United States Bankruptcy Court, N.D. Iowa
Jul 9, 1986
61 B.R. 1010 (Bankr. N.D. Iowa 1986)

Summary

considering a 100 percent loan to value ratio is inappropriate in the context of dealing with an existing loan

Summary of this case from In re Sherwood Square Associates

Opinion

Bankruptcy No. 85-00121D.

July 9, 1986.

R. Fred Dumbaugh, Cedar Rapids, Iowa, for debtors.

John Titler, Lynch, Dallas, Smith Harman, John Monroe, Cedar Rapids, Iowa, for Federal Land Bank of Omaha.

Richard Phillip, Decorah, Iowa, for National Bank.

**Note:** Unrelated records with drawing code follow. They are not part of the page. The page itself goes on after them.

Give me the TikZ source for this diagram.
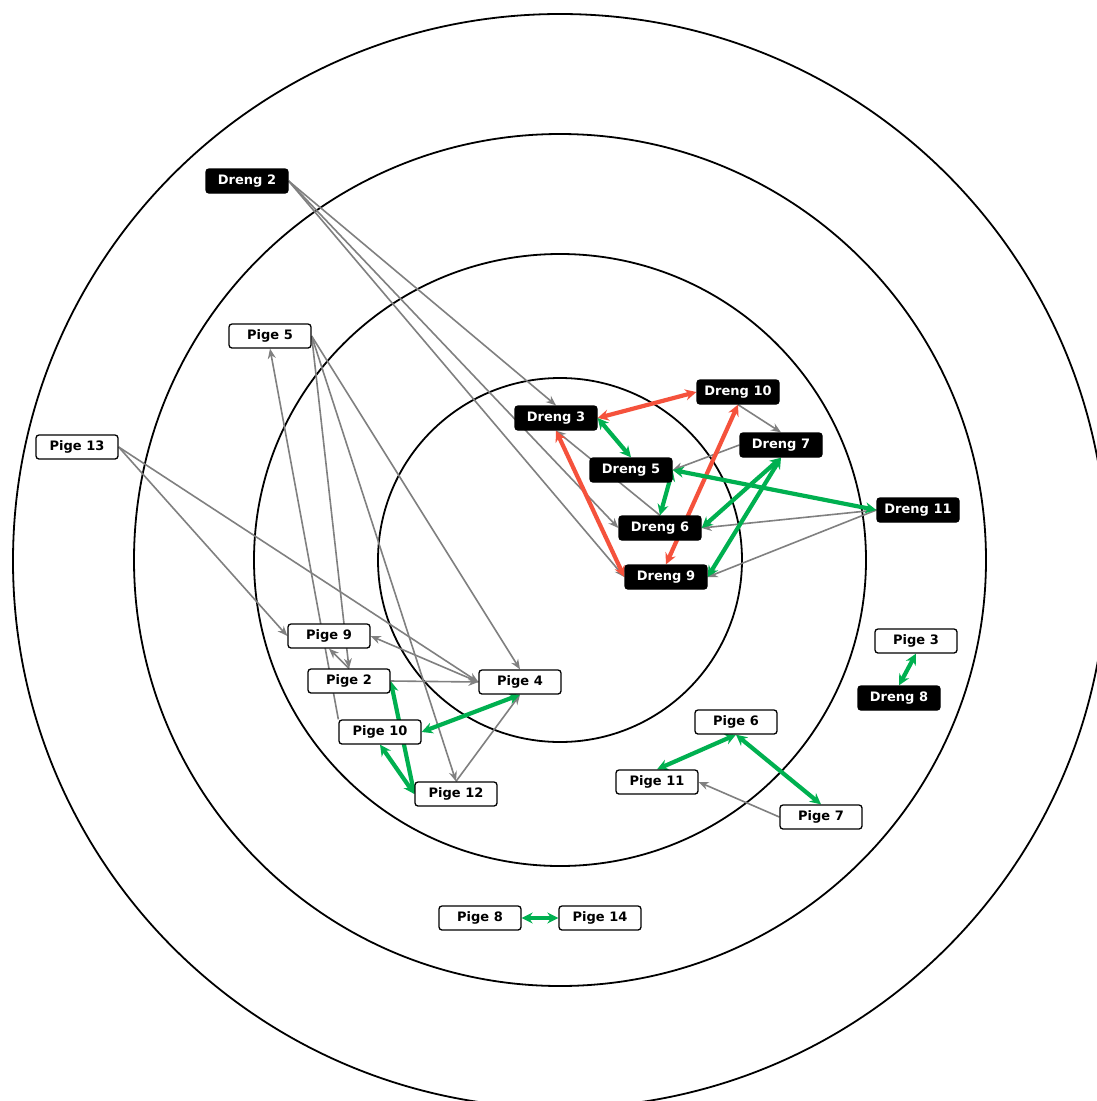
\documentclass[tikz,border=0pt]{standalone}
\usepackage{fontspec}
\setmainfont{DejaVu Sans}
\usetikzlibrary{arrows.meta}
\pgfdeclarelayer{rings}
\pgfdeclarelayer{links}
\pgfsetlayers{rings,links,main}
\definecolor{linkgray}{RGB}{128,128,128}
\definecolor{mutgreen}{RGB}{0,176,80}
\definecolor{clashred}{RGB}{245,82,60}
\tikzset{
  girl/.style={draw=black, fill=white, line width=1.3pt, rounded corners=3pt,
    minimum width=82pt, minimum height=24pt, inner sep=0pt,
    font=\bfseries\fontsize{13}{15}\selectfont},
  boy/.style={girl, fill=black, text=white},
  ring/.style={draw=black, line width=1.8pt},
  link/.style={draw=linkgray, line width=1.6pt, -{Stealth[length=10pt,width=8pt]}},
  mutual/.style={draw=mutgreen, line width=4.2pt,
    {Stealth[length=11pt,width=11pt]}-{Stealth[length=11pt,width=11pt]}},
  clash/.style={draw=clashred, line width=4.2pt,
    {Stealth[length=11pt,width=11pt]}-{Stealth[length=11pt,width=11pt]}}
}
\begin{document}
\begin{tikzpicture}[x=1pt,y=-1pt]
\useasboundingbox (0,0) rectangle (1097,1101);

% concentric rings
\begin{pgfonlayer}{rings}
  \fill[white] (0,0) rectangle (1097,1101);
  \begin{scope}
    \clip (0,0) rectangle (1097,1101);
    \draw[ring] (560,560) circle[radius=182];
    \draw[ring] (560,560) circle[radius=306];
    \draw[ring] (560,560) circle[radius=426];
    \draw[ring] (560,561) circle[radius=547];
  \end{scope}
\end{pgfonlayer}

% boys
\node[boy] (D2)  at (247,181) {Dreng 2};
\node[boy] (D3)  at (556,418) {Dreng 3};
\node[boy] (D10) at (738,392) {Dreng 10};
\node[boy] (D7)  at (781,445) {Dreng 7};
\node[boy] (D5)  at (631,470) {Dreng 5};
\node[boy] (D6)  at (660,528) {Dreng 6};
\node[boy] (D9)  at (666,577) {Dreng 9};
\node[boy] (D11) at (918,510) {Dreng 11};
\node[boy] (D8)  at (899,698) {Dreng 8};

% girls
\node[girl] (P5)  at (270,336) {Pige 5};
\node[girl] (P13) at (77,447)  {Pige 13};
\node[girl] (P9)  at (329,636) {Pige 9};
\node[girl] (P2)  at (349,681) {Pige 2};
\node[girl] (P4)  at (520,682) {Pige 4};
\node[girl] (P10) at (380,732) {Pige 10};
\node[girl] (P12) at (456,794) {Pige 12};
\node[girl] (P6)  at (736,722) {Pige 6};
\node[girl] (P11) at (657,782) {Pige 11};
\node[girl] (P7)  at (821,817) {Pige 7};
\node[girl] (P3)  at (916,641) {Pige 3};
\node[girl] (P8)  at (480,918) {Pige 8};
\node[girl] (P14) at (600,918) {Pige 14};

\begin{pgfonlayer}{links}
  % one-way choices
  \draw[link] (D2.east) -- (D3.north);
  \draw[link] (D2.east) -- (D6.west);
  \draw[link] (D2.east) -- (D9.west);
  \draw[link] (D6.north) -- (D3.south);
  \draw[link] (D10.south) -- (D7.north);
  \draw[link] (D7.west) -- (D5.east);
  \draw[link] (D11.west) -- (D6.east);
  \draw[link] (D11.west) -- (D9.east);
  \draw[link] (P5.east) -- (P4.north);
  \draw[link] (P5.east) -- (P2.north);
  \draw[link] (P5.east) -- (P12.north);
  \draw[link] (P10.north west) -- (P5.south);
  \draw[link] (P2.north) -- (P9.south);
  \draw[link] (P4.west) -- (P9.east);
  \draw[link] (P13.east) -- (P9.west);
  \draw[link] (P13.east) -- (P4.west);
  \draw[link] (P2.east) -- (P4.west);
  \draw[link] (P12.north) -- (P4.south);
  \draw[link] (P7.west) -- (P11.east);

  % mutual rejections
  \draw[clash] (D3.east) -- (D10.west);
  \draw[clash] (D3.south) -- (D9.west);
  \draw[clash] (D10.south) -- (D9.north);

  % mutual choices
  \draw[mutual] (D3.east) -- (D5.north);
  \draw[mutual] (D5.east) -- (D6.north);
  \draw[mutual] (D7.south) -- (D6.east);
  \draw[mutual] (D7.south) -- (D9.east);
  \draw[mutual] (D11.west) -- (D5.east);
  \draw[mutual] (P4.south) -- (P10.east);
  \draw[mutual] (P2.east) -- (P12.west);
  \draw[mutual] (P10.south) -- (P12.west);
  \draw[mutual] (P6.south) -- (P11.north);
  \draw[mutual] (P6.south) -- (P7.north);
  \draw[mutual] (P3.south) -- (D8.north);
  \draw[mutual] (P8.east) -- (P14.west);
\end{pgfonlayer}
\end{tikzpicture}
\end{document}
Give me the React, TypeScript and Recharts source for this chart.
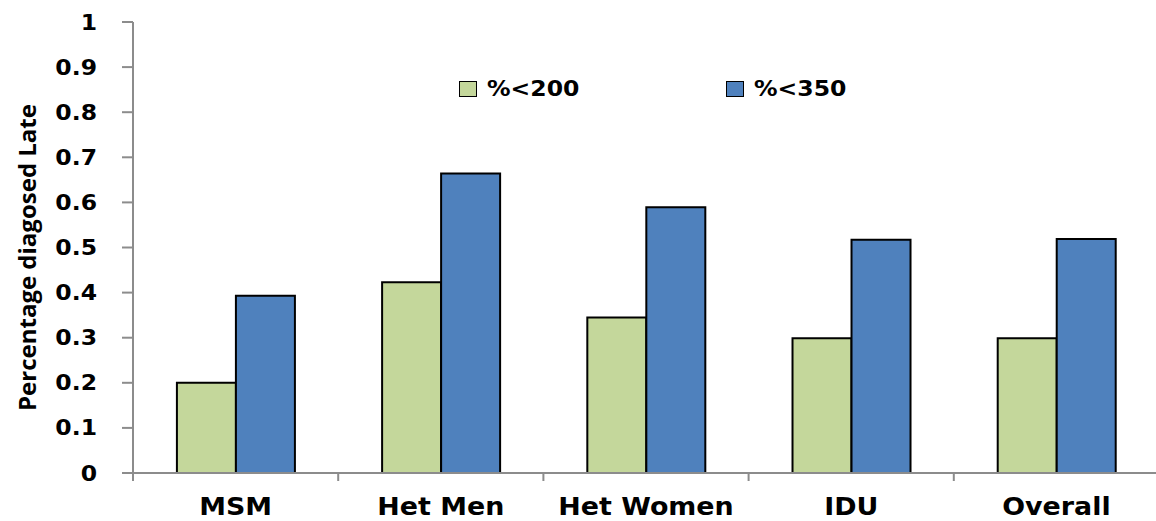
import { BarChart, Bar, XAxis, YAxis, Label } from "recharts";

const categories = ["MSM", "Het Men", "Het Women", "IDU", "Overall"];
const under200 = [0.2, 0.423, 0.345, 0.299, 0.299];
const under350 = [0.393, 0.664, 0.589, 0.517, 0.519];
const yTicks = [0, 0.1, 0.2, 0.3, 0.4, 0.5, 0.6, 0.7, 0.8, 0.9, 1];
const seriesNames = ["%<200", "%<350"];

const data = categories.map((name, i) => ({ name, under200: under200[i], under350: under350[i] }));

const GREEN = "#C4D79B";
const BLUE = "#4F81BD";
const AXIS = "#8c8c8c";
const FONT = "'DejaVu Sans', Verdana, sans-serif";
// the original picture is a bit stretched sideways
const STRETCH = 1.12;

function CategoryTick(props: any) {
  const { x, y, payload, index, visibleTicksCount } = props;
  const off = payload?.offset ?? 0;
  const left = x - off;
  return (
    <g>
      <line x1={left} y1={y} x2={left} y2={y + 8} stroke={AXIS} strokeWidth={2} />
      {index === visibleTicksCount - 1 && (
        <line x1={x + off} y1={y} x2={x + off} y2={y + 8} stroke={AXIS} strokeWidth={2} />
      )}
      <text
        transform={`translate(${x}, ${y + 42}) scale(${STRETCH}, 1)`}
        textAnchor="middle"
        fontFamily={FONT}
        fontWeight="bold"
        fontSize={24}
        fill="#000"
      >
        {payload.value}
      </text>
    </g>
  );
}

function ValueTick(props: any) {
  const { x, y, payload } = props;
  return (
    <text
      transform={`translate(${x}, ${y}) scale(${STRETCH}, 1)`}
      textAnchor="end"
      dominantBaseline="central"
      fontFamily={FONT}
      fontWeight="bold"
      fontSize={21}
      fill="#000"
    >
      {payload.value}
    </text>
  );
}

// legend drawn as an overlay so it doesn't push the plot area down
function LegendBox() {
  const colors = [GREEN, BLUE];
  return (
    <div
      style={{
        position: "absolute",
        left: 459,
        top: 77,
        display: "flex",
        fontFamily: FONT,
        fontWeight: "bold",
        fontSize: 21,
      }}
    >
      {seriesNames.map((label, i) => (
        <div key={label} style={{ display: "flex", alignItems: "center", width: 267 }}>
          <span
            style={{
              display: "inline-block",
              width: 16,
              height: 14,
              background: colors[i],
              border: "1px solid #000",
              marginRight: 10,
            }}
          />
          <span style={{ display: "inline-block", transform: `scaleX(${STRETCH})`, transformOrigin: "left center" }}>
            {label}
          </span>
        </div>
      ))}
    </div>
  );
}

export default function App() {
  return (
    <div style={{ position: "absolute", left: 0, top: 0, width: 1156, height: 521, overflow: "hidden", background: "#fff" }}>
      <BarChart
        width={1170}
        height={521}
        data={data}
        margin={{ top: 22, right: 11, bottom: 0, left: 0 }}
        barCategoryGap="21.4%"
        barGap={0}
      >
        <XAxis
          dataKey="name"
          height={48}
          axisLine={{ stroke: AXIS, strokeWidth: 2 }}
          tickLine={false}
          tickSize={0}
          tickMargin={0}
          tick={<CategoryTick />}
          interval={0}
        />
        <YAxis
          width={133}
          domain={[0, 1]}
          ticks={yTicks}
          interval={0}
          axisLine={{ stroke: AXIS, strokeWidth: 2 }}
          tickLine={{ stroke: AXIS, strokeWidth: 2 }}
          tickSize={11}
          tickMargin={25}
          tick={<ValueTick />}
        >
          <Label
            content={({ viewBox }: any) => {
              const cx = (viewBox?.x ?? 0) + 26;
              const cy = (viewBox?.y ?? 0) + (viewBox?.height ?? 0) / 2 + 10;
              return (
                <text
                  x={cx}
                  y={cy}
                  transform={`rotate(-90, ${cx}, ${cy})`}
                  textAnchor="middle"
                  dominantBaseline="central"
                  fontFamily="'Liberation Sans Narrow', 'Open Sans', sans-serif"
                  fontWeight="bold"
                  fontSize={24}
                  fill="#000"
                >
                  Percentage diagosed Late
                </text>
              );
            }}
          />
        </YAxis>
        <Bar dataKey="under200" name={seriesNames[0]} fill={GREEN} stroke="#000" strokeWidth={2} isAnimationActive={false} />
        <Bar dataKey="under350" name={seriesNames[1]} fill={BLUE} stroke="#000" strokeWidth={2} isAnimationActive={false} />
      </BarChart>
      <LegendBox />
    </div>
  );
}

Thomas Pefer, Shuttleworth Ingersoll, Cedar Rapids, Iowa, for LeaseAmerica Corp.


MEMORANDUM OPINION


The debtors in this case filed a Chapter 11 reorganization petition with this court on January 18, 1985. They maintain a cattle and hog operation and have continued the same during the course of these Chapter 11 proceedings.

The debtors filed their plan on July 17, 1985 and amended the same on November 22, 1985 after various hearings before the court. The court on January 13, 1986 entered its order approving the debtors disclosure statement and authorized the plan to be submitted to creditors for vote of acceptance or rejection.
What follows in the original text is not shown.